A Misty Sunrise on that Bend in Buffalo Bayou
And the Benefits of Wildness in the City
Nov. 21, 2022
It was a beautiful misty morning on Buffalo Bayou in Houston’s Memorial Park. Technically it was fall but our seasons are not obvious in Houston. Unless it’s hurricane season or an ice storm perhaps. Definitely winter if there’s ice hanging from the drooping telephone wires and people are trapped in their homes.
Perhaps we should name our seasons after what actually happens, as the Egyptians did.
We were traipsing through the forbidden woods just after dawn, talking too much probably, headed towards the high bank overlooking that bend in the river we’ve been documenting throughout the seasons for over eight years now. Jim Olive, our boss photographer, was not available so the assistant photog was leading the way down the shadowy dirt path, accompanied by a backup assistant.

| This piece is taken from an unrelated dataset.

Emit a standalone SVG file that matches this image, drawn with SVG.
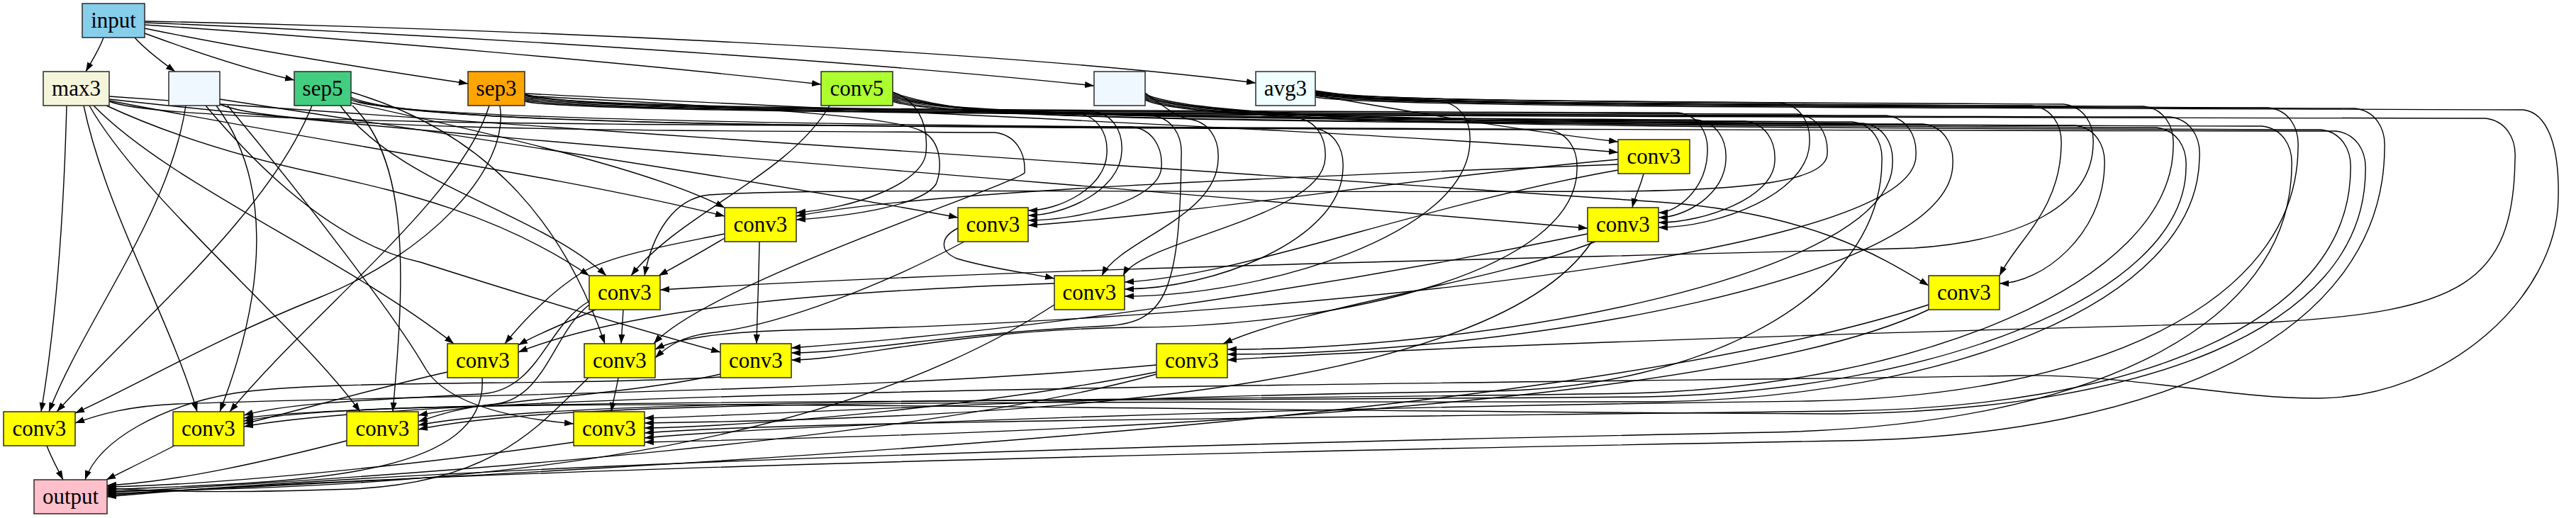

The big woods were forbidden, still, because the private conservancy that manages our public park decided several years ago for dubious reasons that the paths through these lovely woods were closed, throwing up threatening signs, wire fencing, and piles of cut tree trunks and branches.
In rebellious response, someone recently had blocked out the “Not” on the “Do Not Enter” sign. The simple path, as always, was well maintained by anonymous volunteers and well used by walkers, runners, and other creatures.
The flow was fairly high – over 1,000 cubic feet per second (cfs), far above median flow of about 150 cfs. There had been some rain earlier, and now the US Army Corps of Engineers was releasing the impounded stormwater from the normally dry federal dams upstream.
We were talking so much because we were exchanging memories. We both had had the privilege of growing up playing in the woods and on the banks of the dreamy bayou, losing our shoes in the quicksandy banks, daring to cross the stream, carefully, arms out, on a massive fallen tree; watching out for water moccasins and catfish, picking dewberries, telling secrets. Everyone should have the opportunity to experience and enjoy the wild bayou and its wondrous woods, which is one big reason why this great public park is so important.
Wildness in the City
In a conversation not too long ago, someone asked what was wrong with private park conservancies since they raise so much money to help public parks. Certainly we are grateful for the private support given to parks and for the hard work of the private staff. But private conservancies are private, unaccountable to the public. And their job is to raise money and spend it on projects. If they don’t do that, they can’t justify their jobs. Which can sometimes lead to doing projects when it might be best to let a park just be. And in fact, research has shown that city dwellers derive the most benefit from access to “wildness” in the city.